Thanks Tom. Yes, good reading.

JEdwards is definitely a student of Frame (his language bears the flavour of Frame's gentle propriety), while I am more purely a Van Tillian of the Bahsenite persuasion I would say ;-). I learned quite early from the Van Tillians I hung with the be very careful with Frame's approach.

I've only corresponded with John Frame once, over a critique Bahnsen made of Frame's approach to presuppositionalism, but Dr. Frame didn't want to discuss it. He is a very gentle bear compared to Bahnsen IMO, I just think one needs to be guarded with Frame's approach to presuppositionalism, I enjoy a lot of his stuff from RTS downloads at iTunes U, for example.

Funny, but a few of the students I have trained in presuppositionalism have gone on to pummel and thrash atheists, but enjoy the thrill of leaving them stuttering so much they simply walk away at that point. I could have borne a little of Frames genteel-ness and in my teaching stress a bit more, as Van Til did, that evangelism is integral to what we do when we pummel the opposers. Gotta remember that last step, kids ;-) It's funny because it's a trait of Van Til's, and Bahnsen learned it, to have a certain "in your face" approach. An elder in a church I attended was a student of Van Til's, who recollected that one day as he and Van Til were finishing up a discussion, the Dutch Dr. Van Til finished it with, "...and you'll shave that beard off, too, won't you!". You probably would not have heard that from Bahnsen, but I think it's certain you would never hear that from Frame.

Anyway, I just find the perceptibility of inherited traits of the teachers in their students interesting.

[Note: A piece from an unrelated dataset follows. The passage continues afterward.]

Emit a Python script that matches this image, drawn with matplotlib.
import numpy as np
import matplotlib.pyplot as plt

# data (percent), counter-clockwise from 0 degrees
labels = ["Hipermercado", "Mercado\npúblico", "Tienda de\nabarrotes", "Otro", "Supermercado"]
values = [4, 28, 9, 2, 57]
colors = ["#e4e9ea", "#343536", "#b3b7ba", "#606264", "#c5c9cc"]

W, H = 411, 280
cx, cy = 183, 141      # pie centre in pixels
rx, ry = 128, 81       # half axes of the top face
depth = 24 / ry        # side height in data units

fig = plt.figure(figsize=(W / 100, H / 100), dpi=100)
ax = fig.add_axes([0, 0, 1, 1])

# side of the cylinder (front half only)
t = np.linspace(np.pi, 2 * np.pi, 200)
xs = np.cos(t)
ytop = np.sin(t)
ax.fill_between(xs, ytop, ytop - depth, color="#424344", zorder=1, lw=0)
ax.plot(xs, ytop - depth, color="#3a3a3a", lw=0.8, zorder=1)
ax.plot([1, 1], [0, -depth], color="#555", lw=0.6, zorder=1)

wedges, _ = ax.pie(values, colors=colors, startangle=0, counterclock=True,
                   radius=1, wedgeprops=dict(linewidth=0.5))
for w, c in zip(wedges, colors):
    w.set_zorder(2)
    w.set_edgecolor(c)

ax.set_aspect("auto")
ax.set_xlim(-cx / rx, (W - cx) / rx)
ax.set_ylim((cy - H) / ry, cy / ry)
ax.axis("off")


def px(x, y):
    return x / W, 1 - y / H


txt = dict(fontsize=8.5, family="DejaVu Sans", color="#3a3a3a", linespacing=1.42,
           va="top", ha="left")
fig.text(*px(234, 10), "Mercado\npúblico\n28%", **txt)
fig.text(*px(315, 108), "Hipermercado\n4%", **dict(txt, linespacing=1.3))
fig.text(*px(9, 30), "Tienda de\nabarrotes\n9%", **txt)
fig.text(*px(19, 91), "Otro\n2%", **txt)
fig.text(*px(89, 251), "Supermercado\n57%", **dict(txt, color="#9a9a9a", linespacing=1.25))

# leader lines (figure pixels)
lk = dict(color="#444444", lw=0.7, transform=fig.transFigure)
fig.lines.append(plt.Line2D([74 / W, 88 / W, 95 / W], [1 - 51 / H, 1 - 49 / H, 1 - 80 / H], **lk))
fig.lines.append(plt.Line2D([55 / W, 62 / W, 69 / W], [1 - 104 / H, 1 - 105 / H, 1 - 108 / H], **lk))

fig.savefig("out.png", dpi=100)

I, for example, was trying very hard to be throttled and collected in my approach to Dr. Duncan....bottle the acid and all that. But some of us get perturbed as we see Christians, who ought to know better, carry the baby all the way and then throw it out with the bathwater.

Schaeffer is, as JEdwards notes, definitely "presuppositionalism lite", which is an interesting phrasing because it is quite how a Frame-trained presupper would say it I think....to me Schaeffer just plain misses the most powerful point of the presuppositional approach to epistemology altogether, treating it like another option among the various approaches to knowledge that one could take (from his still-excellent book "How Should We Then Live?"). But it is not that. I grant it's very, very tricky for a Christian to pick up, because we constantly assume it and so it's just so familiar.

Aside from that, stellar fellow also.